Reputation: 55
Now, in order to translate this into a CNF SAT problem, I understand that:
But I can't move ahead as I am unable to understand what to return. If we have a function Convert(graph)
where the graph has 3 nodes namely nodes = (0,1,2)
and 3 edges namely edges = [(0,1), (0,2), (1,2)]
with possible colors = (1,2,3)
; what should the output for the conversion into a CNF SAT Form for this particular case look like? Thank you
Upvotes: 1
Views: 1404
Reputation: 64933
Here is a simple direct encoding:
For every node, introduce k variables (k = number of colors), and a clause that simply lists those variables (forcing at least one color to be chosen).
For every edge (X, Y) and color c, introduce a binary clause that prevents X and Y from both having color c at the same time, ie -Xc -Yc
.
For this graph, the total CNF in DIMACS format could look like this:
p cnf 9 12
1 2 3 0
4 5 6 0
7 8 9 0
-1 -4 0
-2 -5 0
-3 -6 0
-4 -7 0
-5 -8 0
-6 -9 0
-1 -7 0
-2 -8 0
-3 -9 0
A solver might give (for example, and obviously there are more possibilities) 1 -2 -3 -4 -5 6 -7 8 -9 0
meaning that node 0 got color 1, node 1 got color 3, and node 2 got color 2.
By the way note that the constraint "each node must have at most one color" was not used.
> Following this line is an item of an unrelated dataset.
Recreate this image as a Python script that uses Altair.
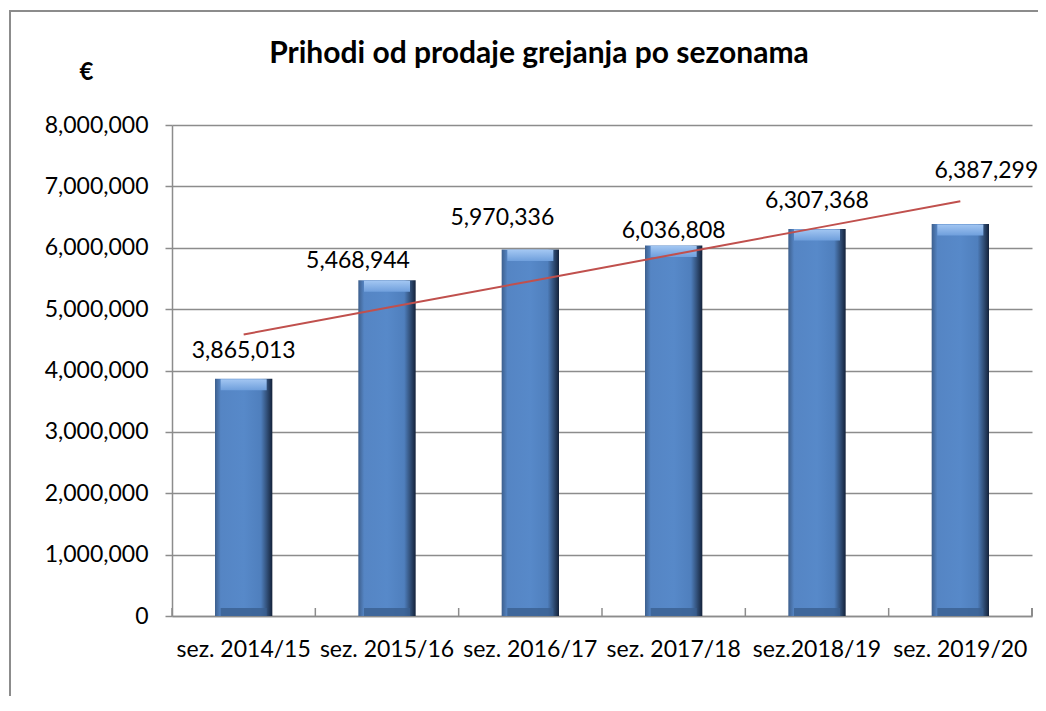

Trivial post-processing can deal with that. For some graphs and some numbers of colors you may get a result where a node is assigned multiple colors (only if it does not share any of those colors with a neighbour, and usually if it's possible it still won't happen because the solver has no incentive to do it), you can simply pick any of them. If that's not acceptable, add a binary clause for every pair of variables associated with a node to ban them from being both set, eg -1 -2 0
, -1 -3 0
and so on.
There are more advanced encodings that scale better to larger graphs.